The Risk Manager, Spring 2003

The March 2003 KBA Bench & Bar is devoted to immigration law in recognition of the special considerations of representing immigrants. F. J. Capriotti III ( and Richard M. Ginsburg published in the Oregon Professional Liability Fund newsletter “In Brief” an excellent checklist for obtaining the key information required for immigrant representation with special emphasis on criminal matters. It is reprinted here with permission.

If your client’s case involves an immigrant issue, gather and prepare the following information.

  1. Name and all aliases.
  2. Date and place of birth.
  3. Native language and level of English fluency.
  4. Summary of immigration history (including first/last entry to the United States, and prior INS arrests/deportations).
  5. A copy of your client’s:
    1. Passport (all pages)
    2. “Green card” (front and back) (this card proves that an alien is a lawful permanent resident)

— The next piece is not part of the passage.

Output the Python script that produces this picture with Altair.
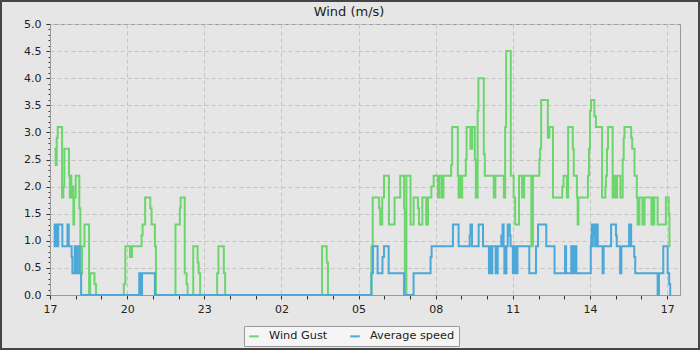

    3. I-94 arrival card (front and back – placed in the passport at the time of arrival)
    4. Any “other” immigration related documents.

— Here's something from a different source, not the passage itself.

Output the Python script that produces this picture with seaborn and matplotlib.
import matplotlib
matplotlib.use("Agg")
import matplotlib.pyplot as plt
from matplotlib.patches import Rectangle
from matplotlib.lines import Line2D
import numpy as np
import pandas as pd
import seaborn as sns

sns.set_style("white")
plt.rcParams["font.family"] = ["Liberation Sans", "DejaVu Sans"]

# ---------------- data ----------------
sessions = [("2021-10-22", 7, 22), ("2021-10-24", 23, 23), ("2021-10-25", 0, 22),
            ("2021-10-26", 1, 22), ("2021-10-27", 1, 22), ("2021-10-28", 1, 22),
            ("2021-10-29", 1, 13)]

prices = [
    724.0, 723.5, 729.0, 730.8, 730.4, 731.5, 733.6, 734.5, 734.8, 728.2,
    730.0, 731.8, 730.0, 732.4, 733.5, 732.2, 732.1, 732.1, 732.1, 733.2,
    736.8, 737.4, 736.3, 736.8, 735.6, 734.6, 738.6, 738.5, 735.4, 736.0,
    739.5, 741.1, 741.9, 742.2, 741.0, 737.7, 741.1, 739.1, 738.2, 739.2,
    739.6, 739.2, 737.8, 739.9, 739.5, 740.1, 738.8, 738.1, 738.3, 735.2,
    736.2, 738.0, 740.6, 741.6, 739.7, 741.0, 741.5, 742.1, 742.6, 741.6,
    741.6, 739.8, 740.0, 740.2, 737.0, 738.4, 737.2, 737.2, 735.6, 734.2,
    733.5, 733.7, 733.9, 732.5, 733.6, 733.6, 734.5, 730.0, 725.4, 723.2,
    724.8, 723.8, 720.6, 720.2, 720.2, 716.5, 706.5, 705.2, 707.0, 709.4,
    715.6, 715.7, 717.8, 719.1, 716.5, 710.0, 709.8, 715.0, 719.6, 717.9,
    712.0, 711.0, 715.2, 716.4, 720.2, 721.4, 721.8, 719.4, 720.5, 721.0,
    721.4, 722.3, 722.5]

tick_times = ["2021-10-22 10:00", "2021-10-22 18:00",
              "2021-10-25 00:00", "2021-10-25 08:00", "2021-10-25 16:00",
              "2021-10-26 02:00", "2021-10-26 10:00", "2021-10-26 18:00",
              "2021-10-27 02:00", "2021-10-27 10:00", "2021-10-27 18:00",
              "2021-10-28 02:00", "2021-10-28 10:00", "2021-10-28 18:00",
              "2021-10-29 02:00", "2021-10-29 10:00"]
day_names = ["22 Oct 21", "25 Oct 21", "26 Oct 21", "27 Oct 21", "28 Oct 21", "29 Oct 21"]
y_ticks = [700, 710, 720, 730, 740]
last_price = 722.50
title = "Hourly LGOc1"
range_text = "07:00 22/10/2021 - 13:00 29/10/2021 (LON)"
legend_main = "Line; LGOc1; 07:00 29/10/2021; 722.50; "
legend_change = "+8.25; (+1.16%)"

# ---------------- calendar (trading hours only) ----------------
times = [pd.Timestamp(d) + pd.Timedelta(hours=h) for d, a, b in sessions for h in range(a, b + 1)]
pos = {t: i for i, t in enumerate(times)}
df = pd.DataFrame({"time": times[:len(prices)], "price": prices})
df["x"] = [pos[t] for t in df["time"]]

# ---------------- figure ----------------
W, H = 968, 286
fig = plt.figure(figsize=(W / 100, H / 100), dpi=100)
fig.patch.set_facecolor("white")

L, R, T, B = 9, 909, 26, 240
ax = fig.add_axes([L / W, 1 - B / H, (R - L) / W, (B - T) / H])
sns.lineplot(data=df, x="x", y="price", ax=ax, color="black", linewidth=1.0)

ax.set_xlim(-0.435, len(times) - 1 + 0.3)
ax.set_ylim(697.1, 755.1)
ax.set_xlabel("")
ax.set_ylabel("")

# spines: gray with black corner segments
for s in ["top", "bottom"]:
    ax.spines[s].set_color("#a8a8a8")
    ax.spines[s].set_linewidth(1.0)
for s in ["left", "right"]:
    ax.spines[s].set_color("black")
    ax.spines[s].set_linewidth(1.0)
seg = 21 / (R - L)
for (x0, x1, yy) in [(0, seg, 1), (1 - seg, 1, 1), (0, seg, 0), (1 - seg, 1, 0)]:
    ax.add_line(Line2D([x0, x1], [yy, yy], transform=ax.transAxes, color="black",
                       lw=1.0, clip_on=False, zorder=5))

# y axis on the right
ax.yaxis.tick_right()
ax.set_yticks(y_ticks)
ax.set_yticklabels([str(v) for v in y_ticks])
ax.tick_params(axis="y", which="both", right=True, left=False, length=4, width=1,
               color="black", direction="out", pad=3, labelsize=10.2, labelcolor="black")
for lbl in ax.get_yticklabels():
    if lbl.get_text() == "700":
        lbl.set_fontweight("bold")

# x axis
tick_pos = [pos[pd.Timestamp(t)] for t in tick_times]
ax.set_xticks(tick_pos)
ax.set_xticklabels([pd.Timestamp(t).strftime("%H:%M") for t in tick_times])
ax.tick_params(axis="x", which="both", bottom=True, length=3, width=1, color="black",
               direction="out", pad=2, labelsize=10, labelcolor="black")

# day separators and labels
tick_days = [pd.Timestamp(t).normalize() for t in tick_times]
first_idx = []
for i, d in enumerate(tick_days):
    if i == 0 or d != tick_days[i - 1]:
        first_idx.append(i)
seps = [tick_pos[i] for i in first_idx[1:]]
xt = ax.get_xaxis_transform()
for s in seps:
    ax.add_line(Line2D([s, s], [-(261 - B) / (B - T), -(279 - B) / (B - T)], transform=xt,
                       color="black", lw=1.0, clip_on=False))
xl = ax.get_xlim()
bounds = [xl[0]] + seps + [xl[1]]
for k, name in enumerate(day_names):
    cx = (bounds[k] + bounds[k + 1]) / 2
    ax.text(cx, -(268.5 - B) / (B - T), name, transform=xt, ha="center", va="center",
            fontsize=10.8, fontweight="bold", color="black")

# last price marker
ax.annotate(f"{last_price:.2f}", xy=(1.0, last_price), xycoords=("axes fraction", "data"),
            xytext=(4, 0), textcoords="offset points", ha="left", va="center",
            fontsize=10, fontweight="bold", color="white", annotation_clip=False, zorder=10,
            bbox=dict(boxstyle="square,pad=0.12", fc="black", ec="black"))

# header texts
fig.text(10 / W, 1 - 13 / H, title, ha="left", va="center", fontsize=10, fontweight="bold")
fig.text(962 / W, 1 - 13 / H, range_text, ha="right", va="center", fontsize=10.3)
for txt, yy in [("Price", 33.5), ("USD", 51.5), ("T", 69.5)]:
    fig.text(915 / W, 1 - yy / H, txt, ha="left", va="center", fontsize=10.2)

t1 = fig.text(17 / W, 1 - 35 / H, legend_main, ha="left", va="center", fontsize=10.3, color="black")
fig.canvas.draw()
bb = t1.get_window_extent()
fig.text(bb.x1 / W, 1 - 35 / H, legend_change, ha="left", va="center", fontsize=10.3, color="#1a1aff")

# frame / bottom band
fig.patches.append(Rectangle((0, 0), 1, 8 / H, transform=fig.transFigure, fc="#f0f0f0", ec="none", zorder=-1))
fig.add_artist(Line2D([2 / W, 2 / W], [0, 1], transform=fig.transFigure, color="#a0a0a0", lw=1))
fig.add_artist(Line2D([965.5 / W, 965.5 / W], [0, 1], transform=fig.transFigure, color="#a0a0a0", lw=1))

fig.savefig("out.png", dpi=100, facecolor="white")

  6. Information on family, especially parents, children, or spouse who were born in the United States or possess a green card (include ages and birth places) and copies of their immigration related documents.
  7. Any immigration documents filed for the client by family members and/or employers and INS receipts and notices.

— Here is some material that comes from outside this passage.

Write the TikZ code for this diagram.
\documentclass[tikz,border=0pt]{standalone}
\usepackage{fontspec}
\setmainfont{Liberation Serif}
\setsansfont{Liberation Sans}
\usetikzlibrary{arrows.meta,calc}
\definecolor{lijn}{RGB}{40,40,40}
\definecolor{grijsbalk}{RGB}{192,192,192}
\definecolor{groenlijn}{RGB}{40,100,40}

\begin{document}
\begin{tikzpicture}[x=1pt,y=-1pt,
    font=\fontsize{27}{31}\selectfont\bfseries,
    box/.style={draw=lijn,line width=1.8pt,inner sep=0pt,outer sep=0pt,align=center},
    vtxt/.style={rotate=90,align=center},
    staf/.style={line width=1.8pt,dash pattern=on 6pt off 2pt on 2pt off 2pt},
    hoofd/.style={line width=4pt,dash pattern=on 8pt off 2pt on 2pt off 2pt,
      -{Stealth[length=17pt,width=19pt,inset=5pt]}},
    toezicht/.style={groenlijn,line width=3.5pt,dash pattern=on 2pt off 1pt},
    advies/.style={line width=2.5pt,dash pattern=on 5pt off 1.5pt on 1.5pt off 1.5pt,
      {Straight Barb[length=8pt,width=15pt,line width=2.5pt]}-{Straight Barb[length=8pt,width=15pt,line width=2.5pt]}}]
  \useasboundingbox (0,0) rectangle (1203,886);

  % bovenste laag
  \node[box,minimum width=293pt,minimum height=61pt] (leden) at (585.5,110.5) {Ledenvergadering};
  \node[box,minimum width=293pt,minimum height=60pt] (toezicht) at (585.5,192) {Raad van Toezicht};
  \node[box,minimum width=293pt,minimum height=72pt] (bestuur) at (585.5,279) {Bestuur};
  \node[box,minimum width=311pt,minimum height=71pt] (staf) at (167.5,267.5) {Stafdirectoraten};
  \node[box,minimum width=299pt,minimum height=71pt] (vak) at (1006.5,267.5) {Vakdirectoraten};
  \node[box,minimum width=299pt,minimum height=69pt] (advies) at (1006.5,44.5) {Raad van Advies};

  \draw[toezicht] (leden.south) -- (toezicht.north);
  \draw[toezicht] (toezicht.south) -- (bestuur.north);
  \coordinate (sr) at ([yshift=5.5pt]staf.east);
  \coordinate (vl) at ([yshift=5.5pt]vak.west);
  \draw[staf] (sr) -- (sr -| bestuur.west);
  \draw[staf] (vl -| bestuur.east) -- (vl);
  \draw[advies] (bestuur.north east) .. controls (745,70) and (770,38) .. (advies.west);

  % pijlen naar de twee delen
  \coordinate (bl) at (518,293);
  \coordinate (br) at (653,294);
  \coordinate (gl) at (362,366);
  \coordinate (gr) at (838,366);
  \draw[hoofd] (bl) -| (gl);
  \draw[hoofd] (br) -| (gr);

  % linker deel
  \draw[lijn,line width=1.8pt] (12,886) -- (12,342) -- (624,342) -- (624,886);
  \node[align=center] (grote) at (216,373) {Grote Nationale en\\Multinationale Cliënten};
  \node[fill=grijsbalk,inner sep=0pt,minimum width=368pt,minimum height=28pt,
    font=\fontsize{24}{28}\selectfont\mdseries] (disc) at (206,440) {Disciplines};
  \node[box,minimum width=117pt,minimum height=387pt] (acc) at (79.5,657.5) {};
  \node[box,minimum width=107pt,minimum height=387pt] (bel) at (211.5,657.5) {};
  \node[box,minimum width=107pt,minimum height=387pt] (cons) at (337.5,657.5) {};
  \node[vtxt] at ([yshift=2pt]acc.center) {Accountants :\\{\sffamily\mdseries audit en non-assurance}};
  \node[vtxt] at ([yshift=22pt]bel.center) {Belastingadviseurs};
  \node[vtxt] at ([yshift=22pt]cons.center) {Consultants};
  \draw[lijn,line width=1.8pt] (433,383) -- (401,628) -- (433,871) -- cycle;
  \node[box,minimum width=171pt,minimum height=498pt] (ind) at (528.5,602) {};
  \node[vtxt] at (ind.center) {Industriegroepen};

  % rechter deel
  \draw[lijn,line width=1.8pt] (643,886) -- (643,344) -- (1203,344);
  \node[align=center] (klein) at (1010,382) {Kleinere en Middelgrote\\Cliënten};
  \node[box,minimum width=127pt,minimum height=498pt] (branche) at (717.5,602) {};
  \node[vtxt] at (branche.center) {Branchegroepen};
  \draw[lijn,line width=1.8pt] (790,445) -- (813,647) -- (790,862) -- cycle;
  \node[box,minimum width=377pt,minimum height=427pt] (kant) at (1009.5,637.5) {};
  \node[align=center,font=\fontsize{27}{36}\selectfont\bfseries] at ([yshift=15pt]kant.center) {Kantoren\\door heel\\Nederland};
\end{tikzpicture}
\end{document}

  8. If your client has a green card, when and how he or she got it. (Note: This information appears in different places depending on when the green card was issued. Some cards have the code “ADJ DATE,” others have it in reverse-date format such as: 980114.)
  9. If your client is or has been a nonimmigrant (such as student, tourist, etc.), list periods and any violations of status or overstays.
  10. A list of the crime(s) the client is accused of, including statutory citations, and copies of all charging documents and police reports.
  11. A list of the possible crimes (including violations) you are considering as a plea for your client.
  12. A list of the sentencing possibilities for pleas you are considering. Include information on statutory maximum sentence possible and years probable (including estimates of years of actual incarceration and year of suspension/probation).
  13. If the client has already been convicted, or has prior convictions, provide statutory citations, charging documents, police reports, and relevant orders/judgment/sentence. If not listed on the documents, also provide information on whether this crime is classified as a violation and/or infraction and/or misdemeanor and/or felony, including statutory maximum and actual sentences imposed.
  14. Have any of the crimes (including the current crimes) been committed against a spouse, live-in partner or person with whom the client shares a child in common or has the client ever been found to have violated a restraining order?
  15. Has the client ever admitted having committed a crime (or the essential elements of a crime) to a government employee, or under oath to anyone?
  16. Has the client ever had any other problems or encounters with the law?
  17. Is the client being detained and is there an INS hold?